GIVEN TASK — Report how many lines contain "matplotlib", with no other words.
## start DATA EXTRACT
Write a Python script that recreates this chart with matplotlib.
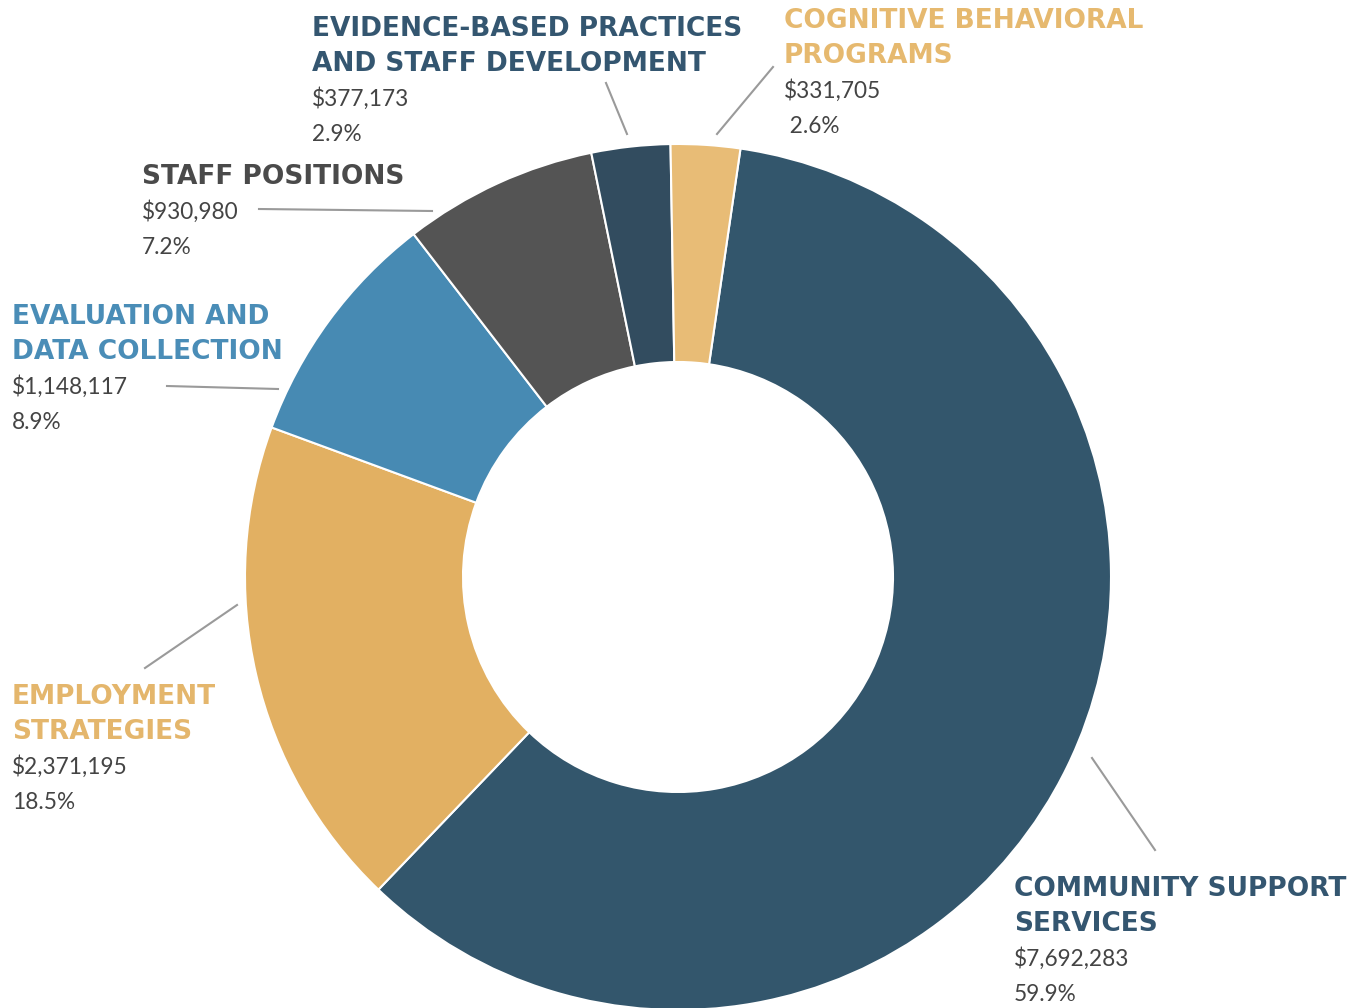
import matplotlib.pyplot as plt

# budget categories, clockwise from the top
categories = ["COMMUNITY SUPPORT\nSERVICES", "EMPLOYMENT\nSTRATEGIES",
              "EVALUATION AND\nDATA COLLECTION", "STAFF POSITIONS",
              "EVIDENCE-BASED PRACTICES\nAND STAFF DEVELOPMENT",
              "COGNITIVE BEHAVIORAL\nPROGRAMS"]
amounts = [7692283, 2371195, 1148117, 930980, 377173, 331705]
amount_labels = ["$7,692,283", "$2,371,195", "$1,148,117", "$930,980", "$377,173", "$331,705"]
pct_labels = ["59.9%", "18.5%", "8.9%", "7.2%", "2.9%", " 2.6%"]

wedge_colors = ["#33566C", "#E2B062", "#478AB3", "#545454", "#324C5F", "#E8BC76"]
title_colors = ["#345670", "#E4B66C", "#4A8DB7", "#4A4A4A", "#345670", "#E6B96F"]

W, H = 1360, 1008
fig = plt.figure(figsize=(W / 100, H / 100), dpi=100)
ax = fig.add_axes([0, 0, 1, 1])

# pixel coords from the top-left corner
def py(y):
    return H - y

ax.pie(amounts, colors=wedge_colors, startangle=81.7, counterclock=False,
       center=(678, py(577)), radius=433,
       wedgeprops=dict(width=218, edgecolor="white", linewidth=1.5))
ax.set_xlim(0, W)
ax.set_ylim(0, H)
ax.set_aspect("equal")
ax.axis("off")

# label anchor (left x, first baseline y) and leader line ends
label_pos = [(1014, 896), (12, 704), (12, 324), (142, 184), (312, 36), (784, 28)]
leaders = [((1092, 758), (1155, 850)), ((237, 605), (145, 668)),
           ((278, 389), (167, 386)), ((432, 211), (259, 209)),
           ((627, 134), (606, 83)), ((717, 134), (773, 67))]

line_h = 35
for i, name in enumerate(categories):
    x, y = label_pos[i]
    lines = name.split("\n")
    for j, ln in enumerate(lines):
        ax.text(x, py(y + j * line_h), ln, color=title_colors[i], fontsize=19,
                fontweight="bold", family="DejaVu Sans", va="baseline", ha="left")
    y2 = y + len(lines) * line_h
    ax.text(x, py(y2), amount_labels[i], color="#444444", fontsize=16.3,
            family="Lato", va="baseline", ha="left")
    ax.text(x, py(y2 + line_h), pct_labels[i], color="#444444", fontsize=16.3,
            family="Lato", va="baseline", ha="left")
    (x0, y0), (x1, y1) = leaders[i]
    ax.plot([x0, x1], [py(y0), py(y1)], color="#9A9A9A", lw=1.5)

fig.savefig("out.png", dpi=100)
## end DATA EXTRACT
TASK ANSWER — 2